[Start Data shown]
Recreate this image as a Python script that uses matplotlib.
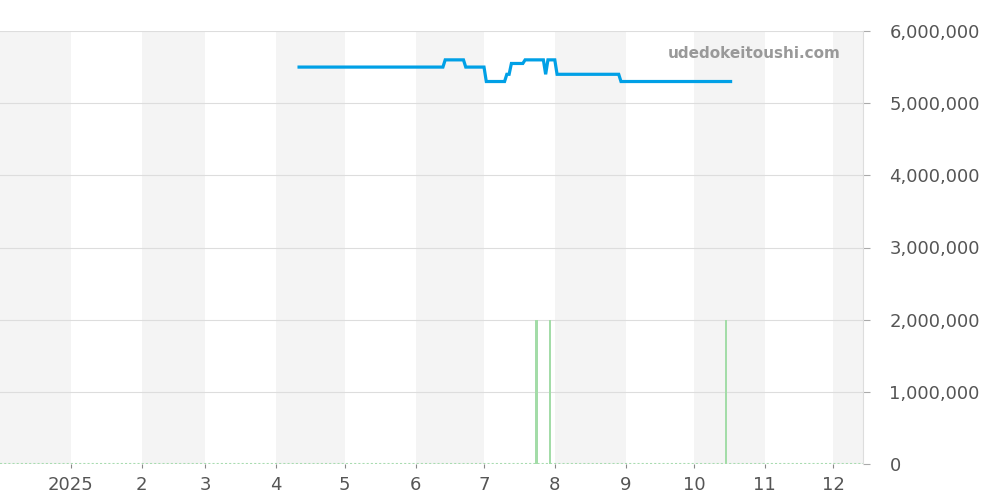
import numpy as np
import pandas as pd
import matplotlib
matplotlib.use("Agg")
import matplotlib.pyplot as plt
import matplotlib.dates as mdates
from matplotlib.ticker import FuncFormatter

# price steps (date, yen)
price_dates = ["2025-04-11", "2025-06-13", "2025-06-14", "2025-06-22", "2025-06-23",
               "2025-07-01", "2025-07-02", "2025-07-10", "2025-07-11", "2025-07-12",
               "2025-07-13", "2025-07-18", "2025-07-19", "2025-07-27", "2025-07-28",
               "2025-07-29", "2025-08-01", "2025-08-02", "2025-08-29", "2025-08-30",
               "2025-10-17"]
price_values = [5500000, 5500000, 5600000, 5600000, 5500000,
                5500000, 5300000, 5300000, 5400000, 5400000,
                5550000, 5550000, 5600000, 5600000, 5400000,
                5600000, 5600000, 5400000, 5400000, 5300000,
                5300000]

# listing volume spikes
bar_dates = ["2025-07-24", "2025-07-30", "2025-10-15"]
bar_values = [2000000, 2000000, 2000000]

x_start, x_end = "2024-12-01", "2025-12-14"
month_labels = ["2025", "2", "3", "4", "5", "6", "7", "8", "9", "10", "11", "12"]
y_ticks = [0, 1000000, 2000000, 3000000, 4000000, 5000000, 6000000]

fig = plt.figure(figsize=(10, 5), dpi=100)
ax = fig.add_axes([0.0, 0.072, 0.863, 0.866])

# alternating month bands
months = pd.date_range("2024-12-01", "2026-01-01", freq="MS")
for i in range(len(months) - 1):
    if i % 2 == 0:
        ax.axvspan(months[i], months[i + 1], color="#f4f4f4", lw=0, zorder=0)

ax.grid(axis="y", color="#dddddd", lw=0.8, zorder=1)

ax.axhline(0, color="#a8dcb0", lw=1.5, ls=(0, (1, 1)), zorder=2)
ax.bar(pd.to_datetime(bar_dates), bar_values, width=0.9, color="#a3dca8", zorder=2)

ax.plot(pd.to_datetime(price_dates), price_values, color="#00a0e6", lw=2.3,
        solid_joinstyle="miter", zorder=3)

ax.set_xlim(pd.Timestamp(x_start), pd.Timestamp(x_end))
ax.set_ylim(0, 6000000)

ax.set_xticks(pd.date_range("2025-01-01", "2025-12-01", freq="MS"))
ax.set_xticklabels(month_labels)
ax.yaxis.tick_right()
ax.set_yticks(y_ticks)
ax.yaxis.set_major_formatter(FuncFormatter(lambda v, p: f"{int(v):,}"))
ax.tick_params(axis="x", colors="#888888", labelcolor="#555555", labelsize=13,
               length=3, pad=6)
ax.tick_params(axis="y", colors="#aaaaaa", labelcolor="#555555", labelsize=13,
               length=5, pad=14)

for s in ["top", "left", "bottom"]:
    ax.spines[s].set_visible(False)
ax.spines["right"].set_color("#dddddd")

ax.text(0.974, 0.948, "udedokeitoushi.com", transform=ax.transAxes, ha="right",
        va="center", fontsize=11, fontweight="bold", color="#999999")

fig.savefig("out.png", dpi=100)
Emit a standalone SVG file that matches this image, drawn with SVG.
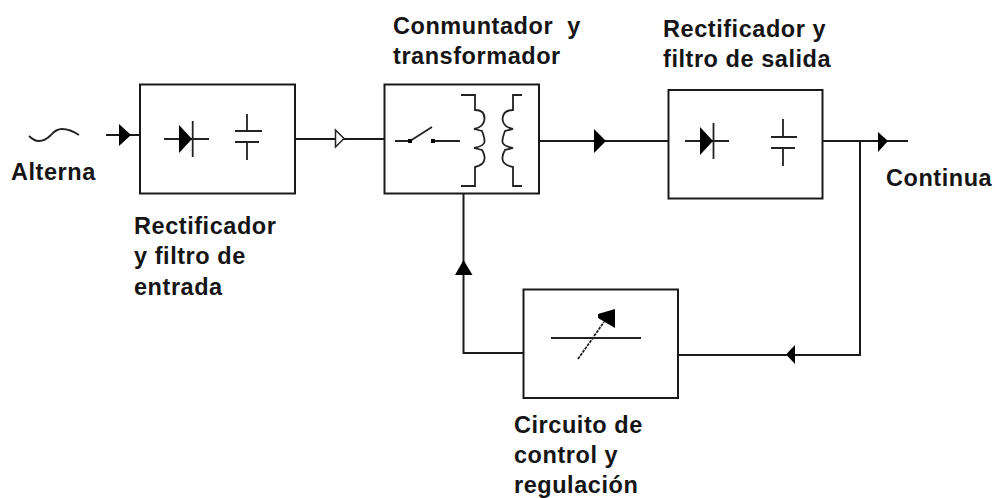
<svg xmlns="http://www.w3.org/2000/svg" width="995" height="498" viewBox="0 0 995 498">
<style>
.b{fill:#fff;stroke:#1a1a1a;stroke-width:2}
.l{fill:none;stroke:#1a1a1a;stroke-width:2}
.t{fill:none;stroke:#222;stroke-width:1.800}
.a{fill:#000;stroke:none}
text{font-family:"Liberation Sans",Arial,sans-serif;font-weight:bold;font-size:23.5px;letter-spacing:.55px;fill:#151515}
</style>
<rect width="995" height="498" fill="#fff"/>
<g id="connectors">
<path class="l" d="M106 135H140"/><path class="a" d="M119 124L131 135L119 146Z"/>
<path class="l" d="M295 139H384"/><path d="M335.500 130L344 138.500L335.500 147Z" fill="#fff" stroke="#222" stroke-width="1.500"/>
<path class="l" d="M539 141H668"/><path class="a" d="M594 129L606 141L594 153Z"/>
<path class="l" d="M823 141H908"/><path class="a" d="M878 132L888 141L878 152Z"/>
<path class="l" d="M860 141V355H678"/><path class="a" d="M795 345L786 354.500L795 364Z"/>
<path class="l" d="M523 353H463.500V193"/><path class="a" d="M463.500 260L472.500 275H455Z"/>
</g>
<g id="source"><path class="t" d="M29 136Q34 141 39 141Q45 141 51 135Q56 129 62 129Q70 129 79 135"/></g>
<g id="rectificador-entrada">
<rect class="b" x="140" y="84.500" width="155" height="109"/>
<path class="t" d="M164 139H209M192.700 121V157M235 131H262M235 142H259M247 114V131M247 142V160"/>
<path class="a" d="M179 125L192 139L179 153Z"/>
</g>
<g id="conmutador">
<rect class="b" x="384.500" y="84.500" width="154.500" height="109"/>
<path class="t" d="M395 141H410M410 141L432 127M432 141H460"/>
<rect class="a" x="408" y="139" width="4" height="4"/><rect class="a" x="431" y="139" width="4" height="4"/>
<path class="t" d="M461 95H475V110Q485 110 484.500 119Q484 127 474 129L482 131Q485 139 484.500 142Q484 146 474 148L482 150Q485 155 484.500 159Q484 165 475 167V186H461"/>
<path class="t" d="M522 95H513V110Q503 110 502.500 119Q503 127 513 129L505 131Q502 139 502.500 142Q503 146 513 148L505 150Q502 155 502.500 159Q503 165 513 167V186H522"/>
</g>
<g id="rectificador-salida">
<rect class="b" x="668.500" y="90" width="154" height="108.500"/>
<path class="t" d="M685 141H729M713.500 123V159M771 137H797M771 148H795M783 119V137M783 148V166"/>
<path class="a" d="M700 127L713 141L700 155Z"/>
</g>
<g id="control">
<rect class="b" x="523.500" y="289.500" width="154.500" height="108.500"/>
<path class="t" d="M551 338H641"/>
<path class="t" d="M578 359L604 322" stroke-dasharray="3 1"/>
<path class="a" d="M615 309V328L598 318V314Z"/>
</g>
<g id="labels">
<text x="11" y="180" letter-spacing=".8">Alterna</text>
<text x="134" y="234">Rectificador</text>
<text x="134" y="264">y filtro de</text>
<text x="134" y="295">entrada</text>
<text x="393" y="34" xml:space="preserve">Conmuntador  y</text>
<text x="393" y="64">transformador</text>
<text x="663" y="37">Rectificador y</text>
<text x="663" y="67">filtro de salida</text>
<text x="886" y="186">Continua</text>
<text x="514" y="433">Circuito de</text>
<text x="514" y="463">control y</text>
<text x="514" y="493">regulación</text>
</g>
</svg>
[End Data shown]
### Exercise task
Above are records; say how many of their lines contain the word "this", giving only the number.

### Result of the task
2